_Supplied material_:
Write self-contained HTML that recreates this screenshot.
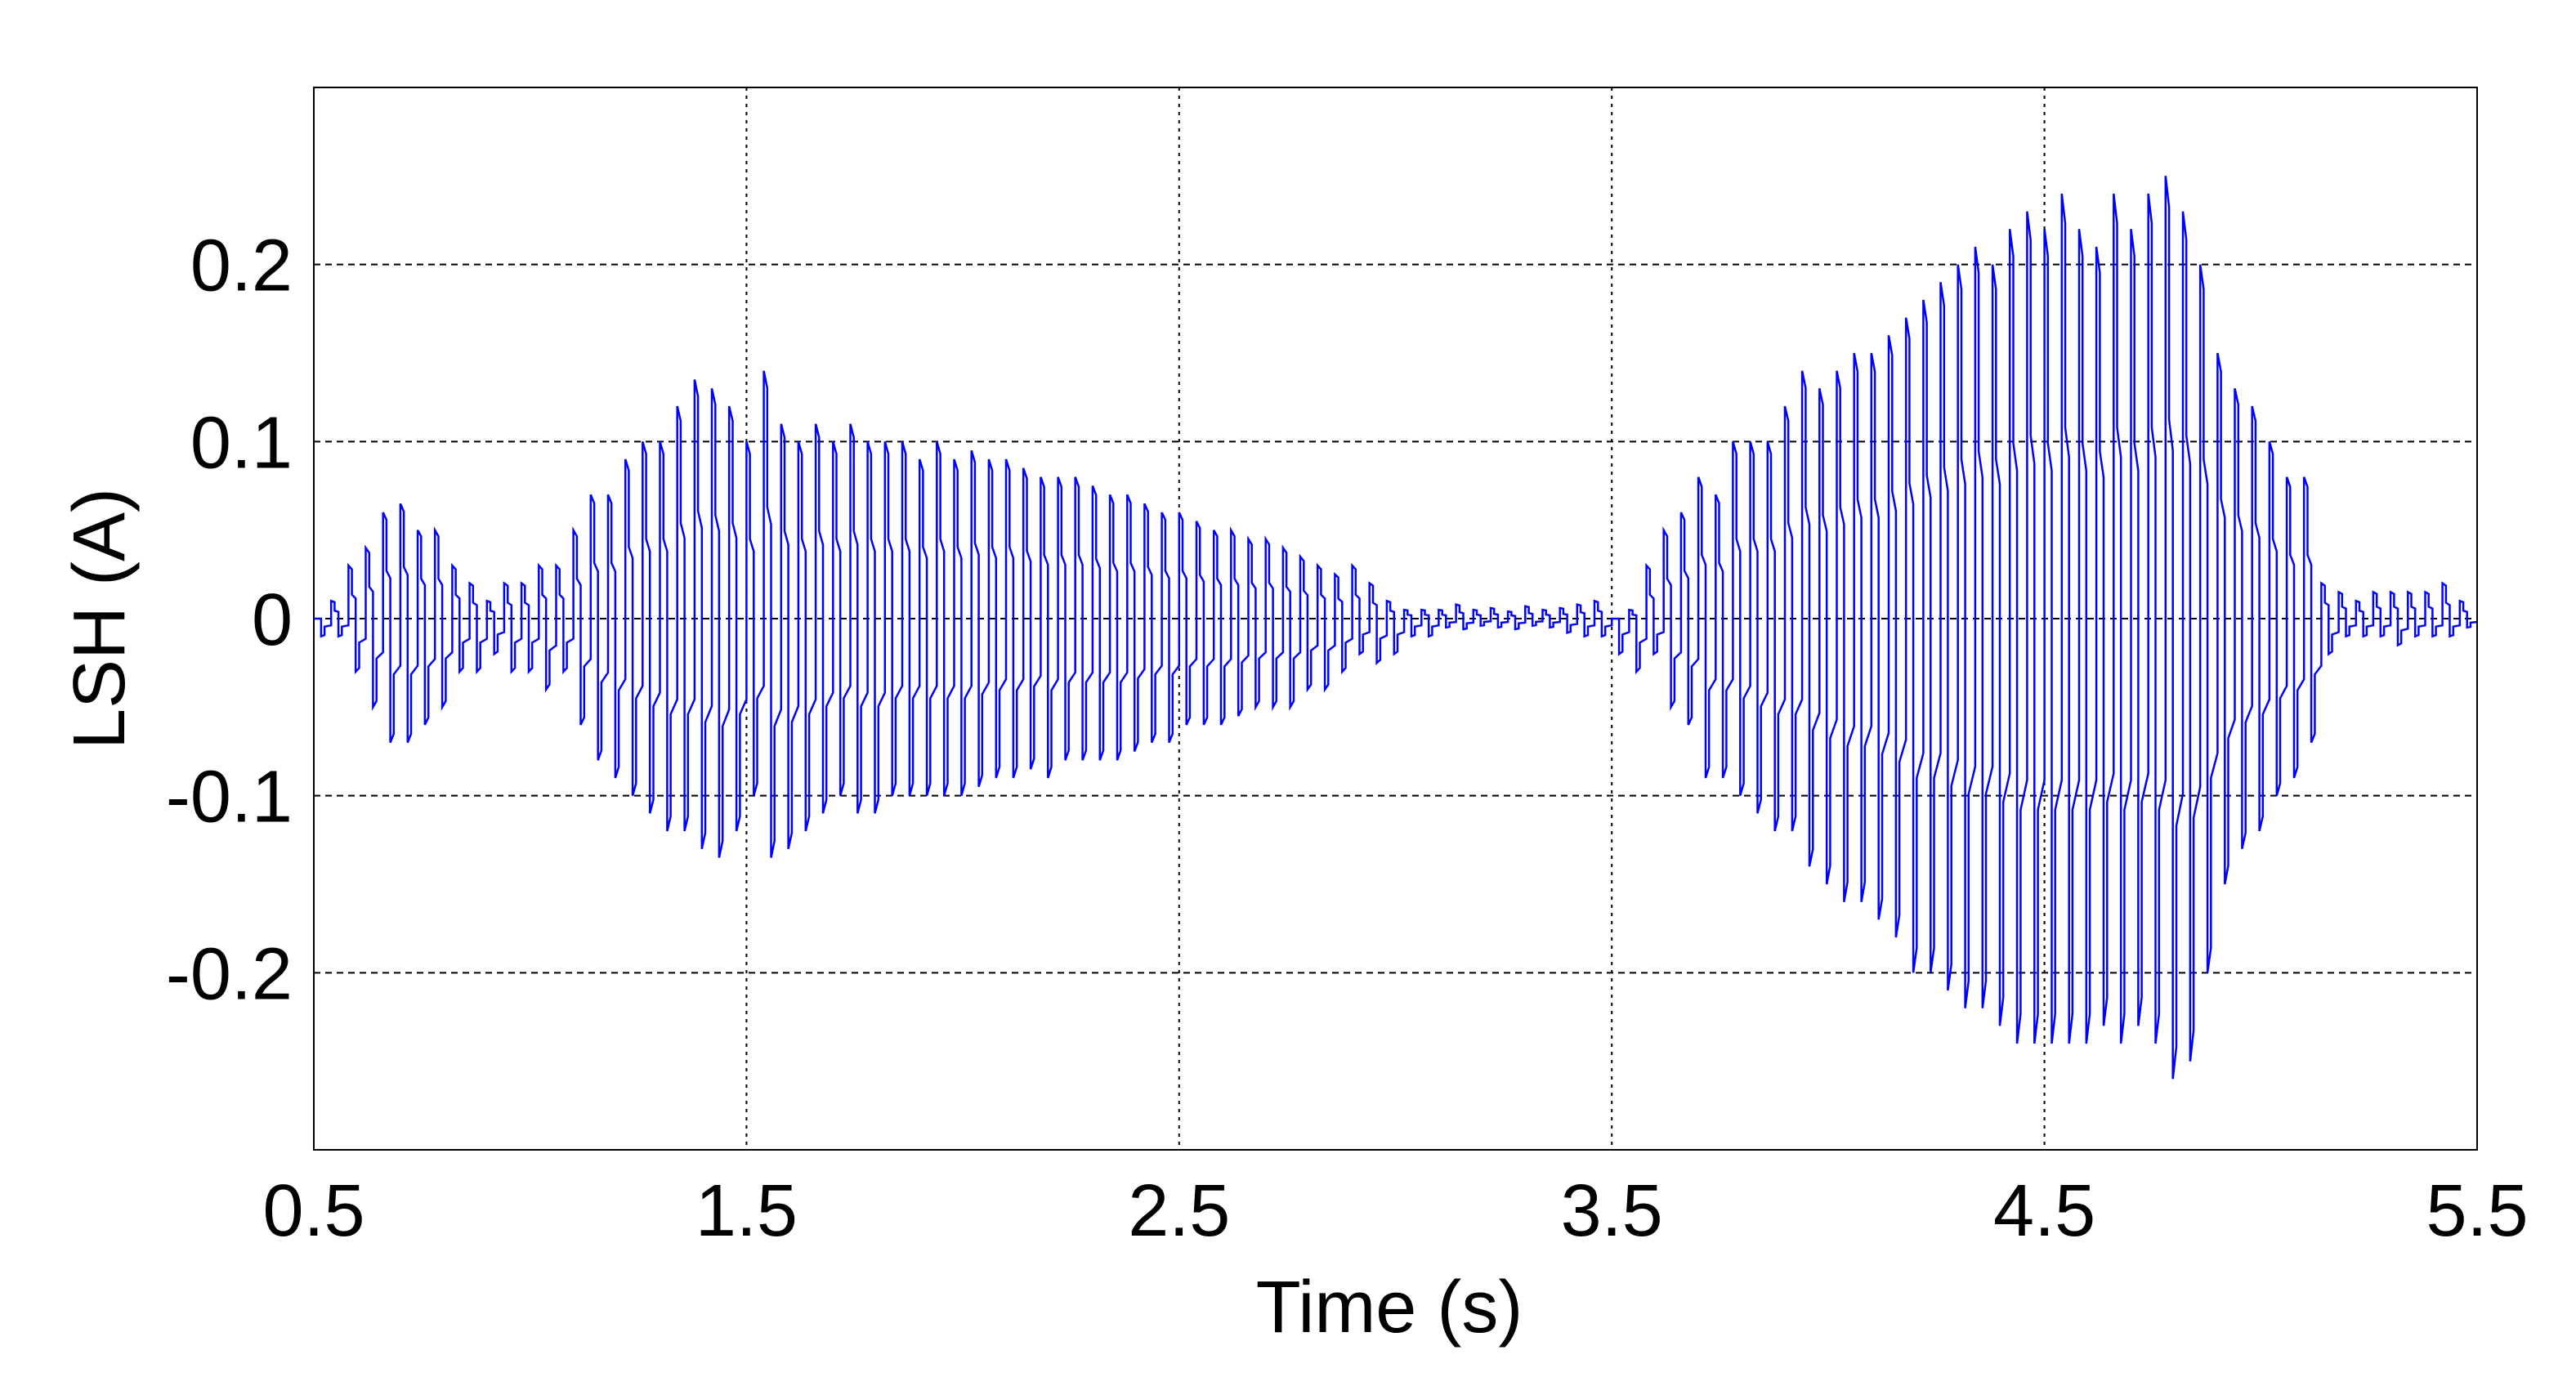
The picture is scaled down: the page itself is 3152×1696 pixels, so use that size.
...
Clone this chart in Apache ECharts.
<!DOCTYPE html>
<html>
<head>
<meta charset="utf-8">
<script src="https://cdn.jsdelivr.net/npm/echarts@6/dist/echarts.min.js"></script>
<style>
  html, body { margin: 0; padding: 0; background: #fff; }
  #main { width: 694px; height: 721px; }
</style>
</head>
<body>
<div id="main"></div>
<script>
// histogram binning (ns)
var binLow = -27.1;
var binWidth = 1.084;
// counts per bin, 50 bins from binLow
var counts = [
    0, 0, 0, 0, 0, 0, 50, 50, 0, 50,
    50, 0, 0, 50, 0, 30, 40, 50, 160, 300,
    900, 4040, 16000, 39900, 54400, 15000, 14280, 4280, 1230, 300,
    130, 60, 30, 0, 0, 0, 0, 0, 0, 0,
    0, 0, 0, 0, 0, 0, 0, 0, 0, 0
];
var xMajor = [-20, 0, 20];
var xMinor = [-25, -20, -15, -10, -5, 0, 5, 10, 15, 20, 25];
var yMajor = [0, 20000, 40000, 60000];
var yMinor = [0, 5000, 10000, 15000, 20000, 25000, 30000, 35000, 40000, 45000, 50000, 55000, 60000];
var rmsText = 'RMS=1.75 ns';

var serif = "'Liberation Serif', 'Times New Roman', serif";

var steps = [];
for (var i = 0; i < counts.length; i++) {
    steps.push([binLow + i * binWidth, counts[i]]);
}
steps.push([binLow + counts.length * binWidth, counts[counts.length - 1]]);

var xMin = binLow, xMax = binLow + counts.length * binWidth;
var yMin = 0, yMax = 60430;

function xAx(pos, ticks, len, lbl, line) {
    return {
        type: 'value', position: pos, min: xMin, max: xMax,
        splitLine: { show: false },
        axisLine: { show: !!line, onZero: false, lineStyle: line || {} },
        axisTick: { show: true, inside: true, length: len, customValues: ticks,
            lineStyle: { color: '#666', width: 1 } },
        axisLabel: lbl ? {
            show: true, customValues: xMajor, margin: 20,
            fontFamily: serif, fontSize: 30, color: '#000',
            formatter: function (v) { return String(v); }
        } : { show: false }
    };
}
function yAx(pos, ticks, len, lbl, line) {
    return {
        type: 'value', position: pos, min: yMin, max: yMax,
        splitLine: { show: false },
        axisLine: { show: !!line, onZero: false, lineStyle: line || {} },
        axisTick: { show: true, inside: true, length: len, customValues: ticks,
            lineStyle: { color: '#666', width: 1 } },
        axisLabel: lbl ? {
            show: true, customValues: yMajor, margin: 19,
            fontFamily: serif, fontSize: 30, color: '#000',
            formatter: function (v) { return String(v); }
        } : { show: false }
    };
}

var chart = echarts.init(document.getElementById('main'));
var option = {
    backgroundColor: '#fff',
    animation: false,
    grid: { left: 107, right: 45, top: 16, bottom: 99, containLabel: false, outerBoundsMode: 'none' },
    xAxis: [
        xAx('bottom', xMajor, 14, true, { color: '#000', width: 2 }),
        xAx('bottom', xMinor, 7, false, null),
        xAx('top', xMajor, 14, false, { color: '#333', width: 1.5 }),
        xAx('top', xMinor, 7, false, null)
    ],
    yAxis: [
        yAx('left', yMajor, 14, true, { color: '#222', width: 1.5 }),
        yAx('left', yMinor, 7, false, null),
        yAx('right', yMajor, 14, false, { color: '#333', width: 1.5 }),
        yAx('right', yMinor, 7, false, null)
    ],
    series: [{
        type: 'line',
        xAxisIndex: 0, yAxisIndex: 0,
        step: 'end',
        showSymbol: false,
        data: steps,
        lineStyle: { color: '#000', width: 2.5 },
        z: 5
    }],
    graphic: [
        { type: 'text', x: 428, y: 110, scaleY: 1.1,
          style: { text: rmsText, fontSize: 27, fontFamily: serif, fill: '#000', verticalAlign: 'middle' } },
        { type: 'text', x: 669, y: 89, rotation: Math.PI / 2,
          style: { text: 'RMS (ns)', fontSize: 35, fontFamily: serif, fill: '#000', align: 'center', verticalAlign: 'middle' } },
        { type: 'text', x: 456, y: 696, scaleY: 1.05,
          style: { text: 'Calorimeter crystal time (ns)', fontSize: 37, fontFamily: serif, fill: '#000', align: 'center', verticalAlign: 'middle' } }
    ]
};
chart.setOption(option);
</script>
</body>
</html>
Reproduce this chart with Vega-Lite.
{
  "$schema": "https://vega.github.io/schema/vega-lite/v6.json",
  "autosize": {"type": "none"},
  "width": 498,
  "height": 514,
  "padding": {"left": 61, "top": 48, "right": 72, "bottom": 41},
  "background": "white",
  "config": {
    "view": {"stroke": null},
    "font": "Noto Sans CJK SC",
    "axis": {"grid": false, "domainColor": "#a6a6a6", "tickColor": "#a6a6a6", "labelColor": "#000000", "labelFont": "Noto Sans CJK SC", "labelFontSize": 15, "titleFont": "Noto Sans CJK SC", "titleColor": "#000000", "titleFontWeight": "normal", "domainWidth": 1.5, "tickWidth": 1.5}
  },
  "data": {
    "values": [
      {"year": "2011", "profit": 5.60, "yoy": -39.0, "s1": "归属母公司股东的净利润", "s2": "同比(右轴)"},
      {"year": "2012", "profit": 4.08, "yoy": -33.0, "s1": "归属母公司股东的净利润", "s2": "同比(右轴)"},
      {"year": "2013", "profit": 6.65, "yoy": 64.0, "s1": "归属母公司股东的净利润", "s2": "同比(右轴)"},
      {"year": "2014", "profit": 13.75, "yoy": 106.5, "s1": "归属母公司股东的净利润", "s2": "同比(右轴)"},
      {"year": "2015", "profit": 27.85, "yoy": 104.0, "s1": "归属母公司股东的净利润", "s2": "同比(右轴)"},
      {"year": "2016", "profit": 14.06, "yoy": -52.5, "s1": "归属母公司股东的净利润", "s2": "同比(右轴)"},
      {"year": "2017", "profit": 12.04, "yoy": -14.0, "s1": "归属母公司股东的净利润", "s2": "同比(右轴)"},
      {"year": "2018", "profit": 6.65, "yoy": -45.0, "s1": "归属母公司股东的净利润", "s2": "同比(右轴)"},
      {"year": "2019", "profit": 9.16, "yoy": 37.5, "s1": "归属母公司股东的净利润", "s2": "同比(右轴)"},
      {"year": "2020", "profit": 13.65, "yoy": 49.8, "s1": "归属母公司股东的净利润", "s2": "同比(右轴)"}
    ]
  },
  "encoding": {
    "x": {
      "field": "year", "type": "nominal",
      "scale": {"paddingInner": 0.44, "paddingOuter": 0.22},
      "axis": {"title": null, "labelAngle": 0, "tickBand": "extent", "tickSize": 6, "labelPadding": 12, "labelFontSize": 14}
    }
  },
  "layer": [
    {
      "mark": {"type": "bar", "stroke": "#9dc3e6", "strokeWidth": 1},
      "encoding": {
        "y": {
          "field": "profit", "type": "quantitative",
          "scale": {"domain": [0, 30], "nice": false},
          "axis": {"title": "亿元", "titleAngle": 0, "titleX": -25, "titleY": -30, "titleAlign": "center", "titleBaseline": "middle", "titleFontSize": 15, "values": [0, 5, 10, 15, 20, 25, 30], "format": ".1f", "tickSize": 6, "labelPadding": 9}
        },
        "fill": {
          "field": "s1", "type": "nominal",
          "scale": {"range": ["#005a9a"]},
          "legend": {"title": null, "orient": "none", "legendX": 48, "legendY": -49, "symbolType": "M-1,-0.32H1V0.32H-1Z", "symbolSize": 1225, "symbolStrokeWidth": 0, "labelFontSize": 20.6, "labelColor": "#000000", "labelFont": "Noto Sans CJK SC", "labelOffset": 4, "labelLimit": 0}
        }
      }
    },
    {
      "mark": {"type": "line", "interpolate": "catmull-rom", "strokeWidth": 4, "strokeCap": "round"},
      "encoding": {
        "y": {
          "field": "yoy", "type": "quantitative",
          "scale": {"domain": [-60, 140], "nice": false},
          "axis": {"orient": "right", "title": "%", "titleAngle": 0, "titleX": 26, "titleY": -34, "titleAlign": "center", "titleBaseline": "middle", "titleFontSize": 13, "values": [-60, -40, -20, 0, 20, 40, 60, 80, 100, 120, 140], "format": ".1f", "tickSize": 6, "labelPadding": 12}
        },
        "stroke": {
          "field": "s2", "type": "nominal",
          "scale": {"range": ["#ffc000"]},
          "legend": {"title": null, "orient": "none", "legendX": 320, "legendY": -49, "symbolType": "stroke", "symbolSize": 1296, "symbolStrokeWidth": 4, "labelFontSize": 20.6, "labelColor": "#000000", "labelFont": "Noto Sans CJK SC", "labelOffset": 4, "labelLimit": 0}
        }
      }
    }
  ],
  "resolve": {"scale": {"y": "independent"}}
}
* * *
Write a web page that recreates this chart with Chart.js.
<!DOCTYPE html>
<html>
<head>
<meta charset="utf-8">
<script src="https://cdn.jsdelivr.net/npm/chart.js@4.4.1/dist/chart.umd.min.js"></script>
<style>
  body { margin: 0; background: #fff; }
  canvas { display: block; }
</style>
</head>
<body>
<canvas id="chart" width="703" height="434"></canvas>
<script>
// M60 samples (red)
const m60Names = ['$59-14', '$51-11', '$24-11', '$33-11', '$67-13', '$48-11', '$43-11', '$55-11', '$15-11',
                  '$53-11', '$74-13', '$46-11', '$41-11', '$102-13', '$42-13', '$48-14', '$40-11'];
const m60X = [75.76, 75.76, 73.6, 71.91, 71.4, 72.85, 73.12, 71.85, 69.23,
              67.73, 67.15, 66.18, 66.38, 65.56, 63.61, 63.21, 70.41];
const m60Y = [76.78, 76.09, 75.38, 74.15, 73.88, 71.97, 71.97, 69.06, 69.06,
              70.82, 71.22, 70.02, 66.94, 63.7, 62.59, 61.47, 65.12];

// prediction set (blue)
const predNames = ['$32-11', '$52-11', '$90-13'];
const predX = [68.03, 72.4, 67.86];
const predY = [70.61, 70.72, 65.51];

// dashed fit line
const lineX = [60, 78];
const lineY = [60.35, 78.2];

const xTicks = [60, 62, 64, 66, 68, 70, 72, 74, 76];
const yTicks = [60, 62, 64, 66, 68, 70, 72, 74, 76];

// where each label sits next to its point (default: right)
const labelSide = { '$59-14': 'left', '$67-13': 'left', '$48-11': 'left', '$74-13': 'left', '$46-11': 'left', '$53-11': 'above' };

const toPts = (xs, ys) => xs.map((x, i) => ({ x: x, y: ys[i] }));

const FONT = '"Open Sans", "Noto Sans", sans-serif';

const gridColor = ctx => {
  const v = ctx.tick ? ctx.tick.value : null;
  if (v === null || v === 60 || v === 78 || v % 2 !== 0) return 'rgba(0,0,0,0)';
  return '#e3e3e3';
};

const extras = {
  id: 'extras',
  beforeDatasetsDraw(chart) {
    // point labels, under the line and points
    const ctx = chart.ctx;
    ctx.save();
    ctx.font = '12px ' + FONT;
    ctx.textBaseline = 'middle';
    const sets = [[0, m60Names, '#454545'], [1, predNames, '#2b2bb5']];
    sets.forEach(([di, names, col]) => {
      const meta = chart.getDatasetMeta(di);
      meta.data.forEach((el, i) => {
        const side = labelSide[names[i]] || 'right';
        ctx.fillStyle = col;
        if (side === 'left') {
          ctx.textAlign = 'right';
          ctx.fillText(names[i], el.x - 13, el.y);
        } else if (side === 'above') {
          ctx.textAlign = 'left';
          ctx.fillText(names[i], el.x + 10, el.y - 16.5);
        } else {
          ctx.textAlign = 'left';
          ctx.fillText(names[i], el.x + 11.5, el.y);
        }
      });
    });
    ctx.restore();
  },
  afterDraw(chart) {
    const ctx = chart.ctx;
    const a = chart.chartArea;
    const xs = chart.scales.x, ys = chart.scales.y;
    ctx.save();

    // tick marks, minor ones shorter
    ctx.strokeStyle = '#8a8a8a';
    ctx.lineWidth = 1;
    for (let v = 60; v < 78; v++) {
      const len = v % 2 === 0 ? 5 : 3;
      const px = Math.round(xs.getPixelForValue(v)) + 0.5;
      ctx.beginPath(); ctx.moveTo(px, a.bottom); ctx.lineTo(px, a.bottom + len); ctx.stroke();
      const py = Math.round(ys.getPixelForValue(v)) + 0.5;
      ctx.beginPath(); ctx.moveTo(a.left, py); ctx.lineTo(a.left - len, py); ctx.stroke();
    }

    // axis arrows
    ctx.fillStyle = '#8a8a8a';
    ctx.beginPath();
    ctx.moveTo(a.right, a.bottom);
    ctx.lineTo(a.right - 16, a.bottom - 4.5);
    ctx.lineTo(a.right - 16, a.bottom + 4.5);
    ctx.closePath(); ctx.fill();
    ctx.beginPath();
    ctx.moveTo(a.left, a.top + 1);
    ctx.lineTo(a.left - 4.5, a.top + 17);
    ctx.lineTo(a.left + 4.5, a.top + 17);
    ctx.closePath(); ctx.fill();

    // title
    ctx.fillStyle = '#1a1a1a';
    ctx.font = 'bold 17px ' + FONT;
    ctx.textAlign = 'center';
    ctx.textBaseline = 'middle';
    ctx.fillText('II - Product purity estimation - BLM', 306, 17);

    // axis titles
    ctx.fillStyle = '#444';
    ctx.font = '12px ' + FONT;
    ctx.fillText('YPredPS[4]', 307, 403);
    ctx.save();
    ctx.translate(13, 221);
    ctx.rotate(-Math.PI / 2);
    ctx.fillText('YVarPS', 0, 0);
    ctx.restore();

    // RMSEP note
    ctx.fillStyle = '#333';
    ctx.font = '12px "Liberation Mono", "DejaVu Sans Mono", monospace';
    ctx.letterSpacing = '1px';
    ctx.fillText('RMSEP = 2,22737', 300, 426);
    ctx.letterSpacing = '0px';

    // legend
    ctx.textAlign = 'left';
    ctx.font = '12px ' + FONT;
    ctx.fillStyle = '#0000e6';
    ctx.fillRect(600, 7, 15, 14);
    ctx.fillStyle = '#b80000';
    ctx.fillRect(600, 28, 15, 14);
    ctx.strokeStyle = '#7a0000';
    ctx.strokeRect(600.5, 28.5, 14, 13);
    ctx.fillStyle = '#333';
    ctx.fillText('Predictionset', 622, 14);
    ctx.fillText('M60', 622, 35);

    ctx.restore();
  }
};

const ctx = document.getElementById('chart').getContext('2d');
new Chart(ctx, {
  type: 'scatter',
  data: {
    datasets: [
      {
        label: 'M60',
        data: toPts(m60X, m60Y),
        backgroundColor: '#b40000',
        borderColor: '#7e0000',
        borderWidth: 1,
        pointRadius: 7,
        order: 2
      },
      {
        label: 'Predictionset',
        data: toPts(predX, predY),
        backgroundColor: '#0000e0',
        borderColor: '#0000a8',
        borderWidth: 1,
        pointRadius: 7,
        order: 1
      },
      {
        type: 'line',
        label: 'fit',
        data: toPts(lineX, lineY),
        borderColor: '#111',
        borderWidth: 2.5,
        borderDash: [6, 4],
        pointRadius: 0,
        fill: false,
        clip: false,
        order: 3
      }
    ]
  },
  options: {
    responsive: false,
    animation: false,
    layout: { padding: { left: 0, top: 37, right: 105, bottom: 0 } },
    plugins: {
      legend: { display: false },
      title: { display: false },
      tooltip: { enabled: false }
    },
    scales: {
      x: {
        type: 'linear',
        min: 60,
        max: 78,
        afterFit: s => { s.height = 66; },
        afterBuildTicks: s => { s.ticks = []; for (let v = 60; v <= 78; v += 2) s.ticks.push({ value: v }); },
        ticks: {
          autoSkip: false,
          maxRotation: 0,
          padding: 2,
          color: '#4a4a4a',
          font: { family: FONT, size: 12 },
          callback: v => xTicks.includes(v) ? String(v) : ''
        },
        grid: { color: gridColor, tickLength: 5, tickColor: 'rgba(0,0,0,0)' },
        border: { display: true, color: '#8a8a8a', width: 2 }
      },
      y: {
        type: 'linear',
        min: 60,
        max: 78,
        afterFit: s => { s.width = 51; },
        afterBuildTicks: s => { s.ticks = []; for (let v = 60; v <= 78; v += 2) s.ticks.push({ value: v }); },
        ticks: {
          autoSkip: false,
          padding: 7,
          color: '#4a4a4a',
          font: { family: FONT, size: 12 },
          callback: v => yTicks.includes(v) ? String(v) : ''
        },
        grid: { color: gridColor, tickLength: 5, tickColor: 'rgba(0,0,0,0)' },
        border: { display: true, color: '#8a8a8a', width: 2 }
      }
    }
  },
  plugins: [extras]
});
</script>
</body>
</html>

_Task statement_: Above are some records. Output exactly the lines from the one that contains "Write self-contained HTML" to the one that contains "The picture is", keeping both, and omit the pictures.

_Written reply_:
Write self-contained HTML that recreates this screenshot.
The picture is scaled down: the page itself is 3152×1696 pixels, so use that size.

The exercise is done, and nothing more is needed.